Let’s remember how we got here. Right now, the national property market is in the midst of an orderly and mild consolidation.
And consolidations are expected. The property market moves in cycles, up and down.
Most times that’s driven by dynamics in the cycle itself. Left to it’s own devices, the property market, just like the broader economy, will run hot, then cool and then run hot again.
But that’s the thing. The property market wasn’t left to its own devices. Since 2016, APRA has been getting involved, creating limits, particularly on investor lending. It started with making sure lending to investors wasn’t growing too quickly, and then became about cutting back the pace of Interest Only (IO) lending.
This clamp down on IO lending was across the market, but was particularly focused on investors.
Predictably, as the credit taps were squeezed, price growth began to stall, and over the past year or so, prices actually started to come-off, little by little.
And that’s where we are today.
So obviously if we’re interested in finding out when the market is going to start growing again, then the first question is really, ‘when will APRA back off?’
This is a little hard to predict. One of the things that came out of the Royal Commission was that APRA – who is responsible for regulating the banks – seems to have been a bit asleep at the wheel.
Given the huge list of crimes, misdemeanours and affronts to human decency that emerged from the Royal Commission, you do really have to wonder what APRA were doing.
APRA has been made to look a little silly. But what worries me now is that they might over-compensate – try to play the tough wild west sheriff. And that might mean that conditions remain tougher for longer than they need to.
And the truth of it is that right now, I’m seeing a case for letting up on the restrictions.
Take a look at this chart here from the RBA. It shows what has happened to IO lending since the restrictions came in in 2016.
The orange lines – new lending – is the one to be watching here. As you can see, IO lending pretty much fell off a cliff when the restrictions came in, particularly to investors in the bottom panel there.
But what you see here is the banks very quickly bringing themselves into line.
And after the initial adjustment, things just sort of levelled out – the share of new lending has remained fairly constant in recent months.
If it remains constant, the share of outstanding lending – the blue line – will keep trending lower, and until it re-joins the orange line.
And the structural change in the market that APRA was looking to create, will be complete.
Mission accomplished.
The thing I would note is that once this transition has been made, then the normal cyclical dynamics should start to reassert themselves.

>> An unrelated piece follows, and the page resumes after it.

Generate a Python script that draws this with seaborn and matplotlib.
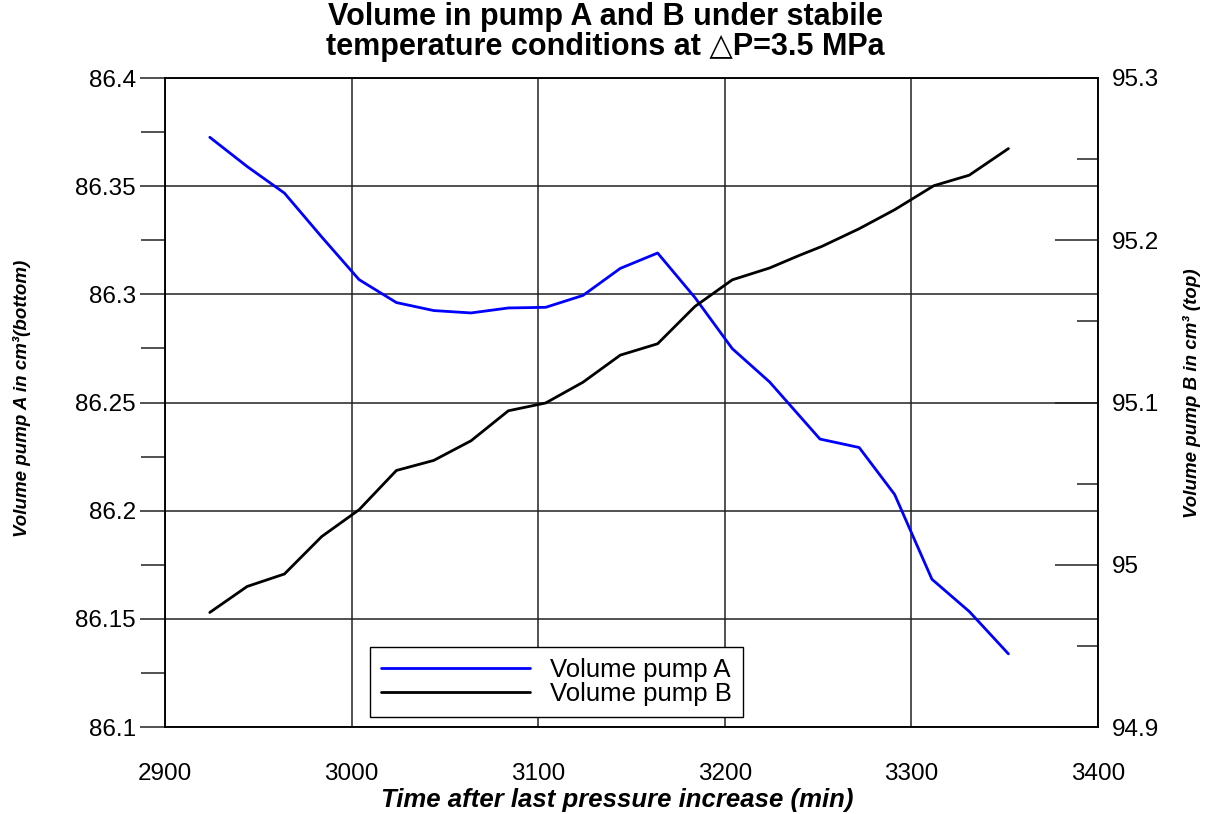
import matplotlib
matplotlib.use("Agg")
import matplotlib.pyplot as plt
import seaborn as sns
import pandas as pd
from matplotlib.ticker import MultipleLocator

# ---- data ----
time_a = [2924, 2944, 2964, 2984, 3004, 3024, 3044, 3064, 3084, 3104, 3124,
          3144, 3164, 3184, 3204, 3224, 3251, 3272, 3291, 3311, 3331, 3352]
vol_a = [86.3726, 86.3591, 86.3468, 86.3265, 86.3068, 86.2962, 86.2925, 86.2914,
         86.2937, 86.2940, 86.2995, 86.3120, 86.3191, 86.2985, 86.2749, 86.2595,
         86.2331, 86.2292, 86.2075, 86.1683, 86.1534, 86.1338]

time_b = [2924, 2944, 2964, 2984, 3004, 3024, 3044, 3064, 3084, 3104, 3124,
          3144, 3164, 3184, 3204, 3224, 3240, 3252, 3272, 3291, 3312, 3331, 3352]
vol_b = [94.9706, 94.9866, 94.9943, 95.0174, 95.0339, 95.0581, 95.0643, 95.0764,
         95.0949, 95.0997, 95.1125, 95.1292, 95.1362, 95.1592, 95.1756, 95.1829,
         95.1907, 95.1962, 95.2071, 95.2188, 95.2336, 95.2401, 95.2565]

label_a = "Volume pump A"
label_b = "Volume pump B"
title = "Volume in pump A and B under stabile\ntemperature conditions at \u25b3P=3.5 MPa"
xlabel = "Time after last pressure increase (min)"
ylabel_left = "Volume pump A in cm\u00b3(bottom)"
ylabel_right = "Volume pump B in cm\u00b3 (top)"

sns.set_style("white")
plt.rcParams['font.family'] = ['Liberation Sans', 'DejaVu Sans']
plt.rcParams['text.color'] = 'black'
plt.rcParams['xtick.color'] = 'black'
plt.rcParams['ytick.color'] = 'black'
plt.rcParams['axes.labelcolor'] = 'black'

fig = plt.figure(figsize=(12.13, 8.14), dpi=100)
ax = fig.add_axes([165/1213, 1-727/814, (1098-165)/1213, (727-78)/814])
ax2 = ax.twinx()

df_a = pd.DataFrame({"t": time_a, "v": vol_a})
df_b = pd.DataFrame({"t": time_b, "v": vol_b})

sns.lineplot(data=df_a, x="t", y="v", ax=ax, color="#0000ff", lw=2, label=label_a, legend=False)
sns.lineplot(data=df_b, x="t", y="v", ax=ax2, color="black", lw=2, label=label_b, legend=False)

ax.set_xlim(2900, 3400)
ax.set_ylim(86.1, 86.4)
ax2.set_ylim(94.9, 95.3)

ax.set_xticks([2900, 3000, 3100, 3200, 3300, 3400])
ax.set_yticks([86.1, 86.15, 86.2, 86.25, 86.3, 86.35, 86.4])
ax.set_yticklabels(["86.1", "86.15", "86.2", "86.25", "86.3", "86.35", "86.4"])
ax.yaxis.set_minor_locator(MultipleLocator(0.025))
ax2.set_yticks([94.9, 95.0, 95.1, 95.2, 95.3])
ax2.set_yticklabels(["94.9", "95", "95.1", "95.2", "95.3"])
ax2.yaxis.set_minor_locator(MultipleLocator(0.05))

ax.grid(True, which="major", color="#222222", lw=1.1)
ax.set_axisbelow(True)

tick_fs = 17.5
ax.tick_params(axis="x", which="both", length=0, pad=26, labelsize=tick_fs)
ax.tick_params(axis="y", which="major", direction="out", length=18, width=1.1,
               pad=3, labelsize=tick_fs, left=True, color="#222222")
ax.tick_params(axis="y", which="minor", direction="out", length=17, width=1.1,
               left=True, color="#222222")
ax2.tick_params(axis="y", which="major", direction="in", length=31, width=1.1,
                pad=10, labelsize=tick_fs, right=True, color="#222222")
ax2.tick_params(axis="y", which="minor", direction="in", length=15, width=1.1,
                right=True, color="#222222")

for a in (ax, ax2):
    for s in a.spines.values():
        s.set_color("black")
        s.set_linewidth(1.1)

ax.set_xlabel("")
ax.set_ylabel("")
ax2.set_ylabel("")

fig.text(617/1213, 1-800/814, xlabel, ha="center", va="center",
         fontsize=18.5, fontweight="bold", fontstyle="italic")
fig.text(22/1213, 1-398/814, ylabel_left, ha="center", va="center", rotation=90,
         fontsize=13.5, fontweight="bold", fontstyle="italic")
fig.text(1192/1213, 1-393/814, ylabel_right, ha="center", va="center", rotation=90,
         fontsize=13.5, fontweight="bold", fontstyle="italic")
fig.text(605/1213, 1-32/814, title, ha="center", va="center", fontsize=22,
         fontweight="bold", linespacing=1.0)

h1, l1 = ax.get_legend_handles_labels()
h2, l2 = ax2.get_legend_handles_labels()
leg = ax2.legend(h1 + h2, l1 + l2, loc="upper left",
                 bbox_to_anchor=((370-165)/933, (727-647)/649),
                 frameon=True, fancybox=False, edgecolor="black",
                 fontsize=18.5, handlelength=5.8, handletextpad=0.8,
                 borderpad=0.42, labelspacing=0.0, borderaxespad=0)
leg.get_frame().set_linewidth(1.0)
leg.get_frame().set_alpha(1)

fig.savefig("out.png", dpi=100)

That is, even if the share of new lending remains at around 30%, after a year, that will be the new reality we’re working with – so our annual growth rates (which compare this month with the same month 12 months ago), there won’t be any impact left in there at all.
And so that should mean that we should see price growth should realign with the cyclical trend.
It is possible that these restrictions have caused the cycle to turn. There’s a good chance of that. So I don’t think we’ll see positive growth numbers this year or in the first half of next, but after that, I’d be looking for things to start moving again.
But I’d also be saying to APRA, since you’ve caused the cycle to turn, and you have done what you set out to do with IO lending, maybe it’s time to cut investors some slack.
We certainly don’t need any more restrictions. We don’t need no sheriff out there shooting from the hip.